DEM Parti mülteci çocuklara saldırıları kınadı

DEM Parti Çocuk Komisyonu ile Göçmen ve Mülteciler Komisyonu Suriyeli mülteci çocuklara yapılan saldırıları lanetledi.

Yazılı bir açıklama yapan DEM Parti’nin Çocuk Komisyonu ile Göçmen ve Mülteciler Komisyonu, “Suriyeli mültecilere yönelik günlerdir devam eden ve giderek artan linç, saldırı ve şiddet olayları bir pogroma dönüşme riski taşımakta ve Türkiye’nin dört bir tarafına yayılmaktadır. Gerçekleşen bu saldırılar neticesinde dün Antalya’nın Serik ilçesinde işçileştirilen Suriyeli çocuk Ahmet Handan El Naif iş çıkışı ırkçı bir grubun saldırısına uğramış ve maalesef yaşamını yitirmiştir. Mültecilere ve mülteci çocuklara yönelik gelişen şiddet sarmalı, münferit olmaktan ziyade planlı ve programlı hale gelmiştir” dedi. 
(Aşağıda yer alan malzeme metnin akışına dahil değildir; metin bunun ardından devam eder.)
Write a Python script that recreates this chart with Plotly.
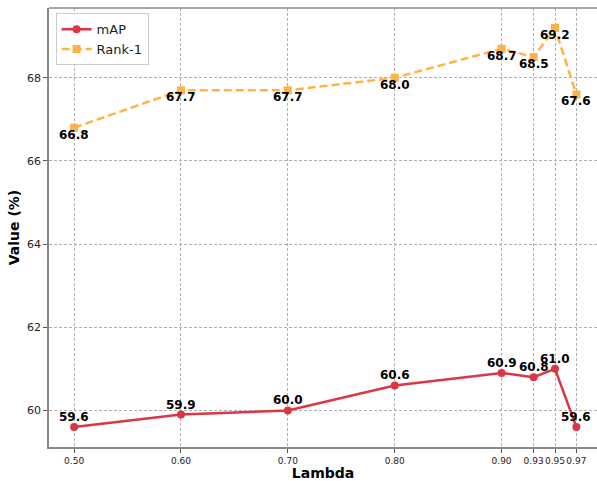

 Açıklamada devamla şu ifadeler yer aldı:

“Emperyalist-kapitalist sistemin neden olduğu büyük yıkımın ortaya çıkardığı öfkenin sermayeye yönelmesini engellemek için ırkçı, faşist ve sağ popülist politikalar tüm dünyada göçmen düşmanlığının önünü açmıştır. Toplumda şiddeti ve nefreti yaygınlaştıran ve Avrupa ile ilişkilerinde mültecileri bir ‘koz’ haline getiren AKP ve ortakları da şüphesiz ki bu saldırıların açık veya gizli düzenleyicisi, destekleyicisi ve yegâne failidir. 
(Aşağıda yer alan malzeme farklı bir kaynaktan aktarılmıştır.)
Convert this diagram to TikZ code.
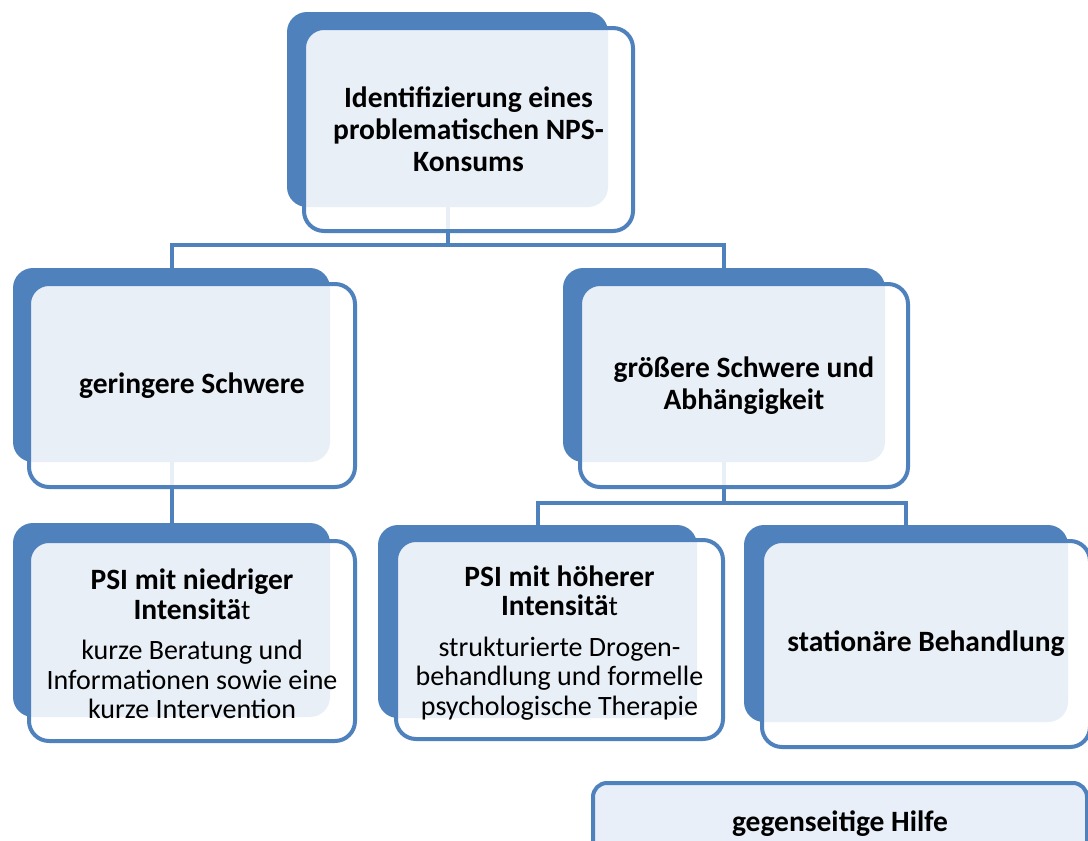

Cenevre Sözleşmesinin bir tarafı olan Türkiye hem bu sözleşmeye göre hem de İnsan Hakları Evrensel Bildirgesine göre mültecilerin güven içerisinde yaşamasını sağlamakla yükümlüdür. Ancak günlerdir açık bir şekilde sürdürülen şiddet olaylarının önüne geçilmemesi, etkin müdahalede bulunulmaması ve güvenlik tedbirlerinin alınmamasıyla olaylara göz yumulmaktadır. Suriyeli mültecilerin hanelerine girip onları darp eden, ev ve işyerlerini yakıp yıkan şahıslara yönelik derhal gerekli yaptırımlar uygulanmalı, bu kişiler cezasız bırakılmamalıdır. 

 

Toplumun en alt tabakasına itilen, hor görülüp aşağılanan, sömürülen mültecilere ve işçileştirilen mülteci çocuklara yapılan saldırıları lanetliyoruz! İktidarın Suriye’ye dönük son günlerdeki söylemlerinin ve politikalarının da son yaşananlarla bağlantılı olduğunu düşünüyoruz. Tüm kamuoyunu, çocuklara ve özellikle de mülteci çocuklara yönelik her türlü nefret diline ve şiddet olayına karşı yaşam hakkını ve birlikte yaşamı savunmaya çağırıyoruz.”